I read this the other day and was actually pleasantly surprised. For a piece of fifty-year-old-I-found-you-on-a-bargain-table-at-a-flea-market literature, I actually found myself enjoying the story(more for the way it was told than the far-fetched plot itself)
What I’m wondering is if any Dopers have read this, and if so, if any of them know anything about why there’s a disclaimer on the copyright page “The opinions expressed in this book are not those of the author.” I actually find myself thinking “What opinions?” I cannot find any allegorical signifigance in this work, unless some of the completely out-in-left-field concepts of human transcendence are to be taken seriously. Anyone have a clue?

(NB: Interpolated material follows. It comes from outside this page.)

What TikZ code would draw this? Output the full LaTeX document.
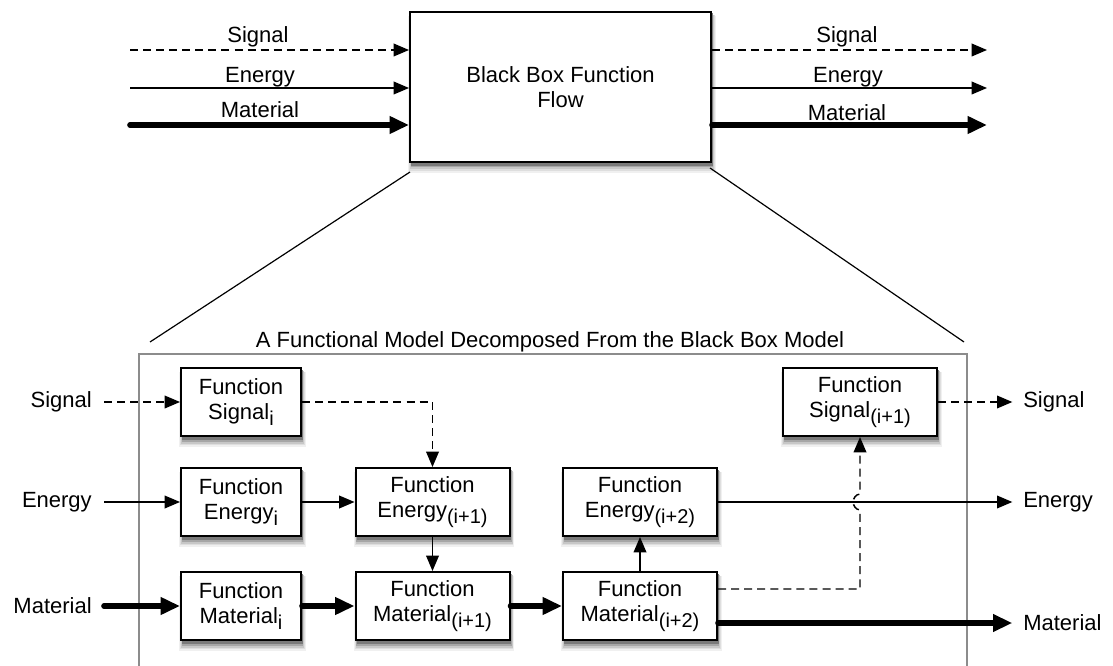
\documentclass[tikz,border=0pt]{standalone}
\usepackage{fontspec}
\setmainfont{Liberation Sans}
\usetikzlibrary{arrows.meta,calc}

% lowered, slightly smaller index after a flow name
\newcommand{\fsub}[1]{\raisebox{-5pt}{\fontsize{15}{15}\selectfont #1}}
% soft drop shadow of the box with edges x1,y1,x2,y2 (picture units), stacked grey rectangles
\newcommand{\shadowbox}[4]{%
  \fill[black!6]  (#1-2,#4+11)   rectangle (#3+4.5,#2+4);
  \fill[black!13] (#1-1,#4+9)    rectangle (#3+3.6,#2+3.5);
  \fill[black!22] (#1,#4+7.5)    rectangle (#3+3,#2+3);
  \fill[black!35] (#1+0.5,#4+5.5) rectangle (#3+2.4,#2+2);
  \fill[black!52] (#1+1,#4+4)    rectangle (#3+1.9,#2+1.5);}

\begin{document}
\begin{tikzpicture}[x=0.75pt,y=-0.75pt,
  every node/.style={font=\fontsize{16.5}{18.75}\selectfont},
  fbox/.style={draw, line width=1.5pt, fill=white, align=center, inner sep=0pt,
    minimum height=51pt},
  narrowbox/.style={fbox, minimum width=90pt},
  widebox/.style={fbox, minimum width=115.5pt},
  thinarr/.style={line width=1.1pt, -{Triangle[length=11.5pt,width=9.5pt]}},
  sigarr/.style={thinarr, dash pattern=on 6pt off 3.8pt},
  thickarr/.style={line width=4.2pt, line cap=round, -{Triangle[length=14.5pt,width=12.5pt]}},
  frameline/.style={draw=black!45, line width=1.1pt},
  zoomline/.style={line width=0.9pt},
]
\useasboundingbox (0,0) rectangle (1113,666);

% ---------- shadows, drawn first so the boxes sit on them ----------
\shadowbox{410}{12}{711}{162}
\shadowbox{181}{368}{301}{436}
\shadowbox{181}{468}{301}{536}
\shadowbox{181}{572}{301}{640}
\shadowbox{355.5}{468}{509.5}{536}
\shadowbox{355.5}{572}{509.5}{640}
\shadowbox{563}{468}{717}{536}
\shadowbox{563}{572}{717}{640}
\shadowbox{783}{368}{937}{436}

% ---------- black box ----------
\node[fbox, minimum width=225.75pt, minimum height=112.5pt] (bb) at (560.5,87) {Black Box Function\\Flow};

\coordinate (ls) at (130,50);
\coordinate (le) at (130,88);
\coordinate (lm) at (130,125);
\coordinate (rs) at (987,50);
\coordinate (re) at (987,88);
\coordinate (rm) at (987,125);

\draw[sigarr] (ls) -- (ls -| bb.west);
\draw[thinarr] (le) -- (le -| bb.west);
\draw[thickarr] (lm) -- (lm -| bb.west);
\draw[sigarr] (rs -| bb.east) -- (rs);
\draw[thinarr] (re -| bb.east) -- (re);
\draw[thickarr] (rm -| bb.east) -- (rm);

\node[anchor=base] (tls) at (258,43) {Signal};
\node[anchor=base] (tle) at (260,83) {Energy};
\node[anchor=base] (tlm) at (260,118) {Material};
\node[anchor=base] (trs) at (847,43) {Signal};
\node[anchor=base] (tre) at (848,83) {Energy};
\node[anchor=base] (trm) at (847,121) {Material};

% ---------- zoom lines ----------
\coordinate (zl0) at (410,172);
\coordinate (zl1) at (150,342);
\coordinate (zr0) at (710,168);
\coordinate (zr1) at (964,342);
\draw[zoomline] (zl0) -- (zl1);
\draw[zoomline] (zr0) -- (zr1);

\node[anchor=base] (title) at (550,348) {A Functional Model Decomposed From the Black Box Model};
\draw[frameline] (139,666) -- (139,354) -- (967,354) -- (967,666);

% ---------- functional model ----------
\node[narrowbox] (si)  at (241,402)   {Function\\Signal\fsub{i}};
\node[narrowbox] (ei)  at (241,502)   {Function\\Energy\fsub{i}};
\node[narrowbox] (mi)  at (241,606)   {Function\\Material\fsub{i}};
\node[widebox]   (ei1) at (432.5,502) {Function\\Energy\fsub{(i+1)}};
\node[widebox]   (mi1) at (432.5,606) {Function\\Material\fsub{(i+1)}};
\node[widebox]   (ei2) at (640,502)   {Function\\Energy\fsub{(i+2)}};
\node[widebox]   (mi2) at (640,606)   {Function\\Material\fsub{(i+2)}};
\node[widebox]   (si1) at (860,402)   {Function\\Signal\fsub{(i+1)}};

\node[anchor=east, inner sep=0pt] (ins) at (92,402) {Signal};
\node[anchor=east, inner sep=0pt] (ine) at (92,502) {Energy};
\node[anchor=east, inner sep=0pt] (inm) at (92,606) {Material};
\node[anchor=west, inner sep=0pt] (outs) at (1023,402) {Signal};
\node[anchor=west, inner sep=0pt] (oute) at (1023,502) {Energy};
\node[anchor=west, inner sep=0pt] (outm) at (1023,623) {Material};

\draw[sigarr, shorten <=9pt] (ins) -- (si);
\draw[thinarr, shorten <=9pt] (ine) -- (ei);
\draw[thickarr, shorten <=9pt] (inm) -- (mi);

\draw[sigarr] (si.east) -| (ei1.north);
\draw[thinarr] (ei) -- (ei1);
\draw[thinarr] (ei1) -- (mi1);
\draw[thickarr] (mi) -- (mi1);
\draw[thickarr] (mi1) -- (mi2);
\draw[thinarr] (mi2) -- (ei2);

\draw[thinarr, shorten >=8pt] (ei2) -- (oute);
\draw[sigarr, shorten >=8pt] (si1) -- (outs);
\draw[thickarr, shorten >=8pt] ($(mi2.east)+(0,17)$) -- (outm);

% dashed link hopping over the energy line
\coordinate (hb) at (860,510);
\coordinate (ht) at (860,494);
\draw[sigarr] ($(mi2.east)+(0,-17)$) -| (hb)
  .. controls ($(hb)+(-9,-1)$) and ($(ht)+(-9,1)$) .. (ht) -- (si1.south);
\end{tikzpicture}
\end{document}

Opinions like racial memory which goes backward in time, for one I suppose.
Equating devils with saviors of the race, or helpers of “God”.
It was written in the 50’s, after all, when comic books were banned, and the “red scare” and “stamp out godless atheism” campaigns were going on. ACC probably didn’t want to be personally identified as holding to the concepts he was playing with. It was a different era.
check out this thread on the subject.
http://boards.straightdope.com/sdmb/showthread.php?s=&threadid=98165&highlight=childhoods
Thanks.
Can someone tell me what the story is about? seems familiar…
Take Independence Day up until the aliens show they’re bad guys, then jump to the end of Close Encounters, then add a little bit of The Day the Earth Stood Still. Top with the last 60 seconds of 2001.
Aliens come, solve all the world’s problems, push human evolution up to the next level, move on.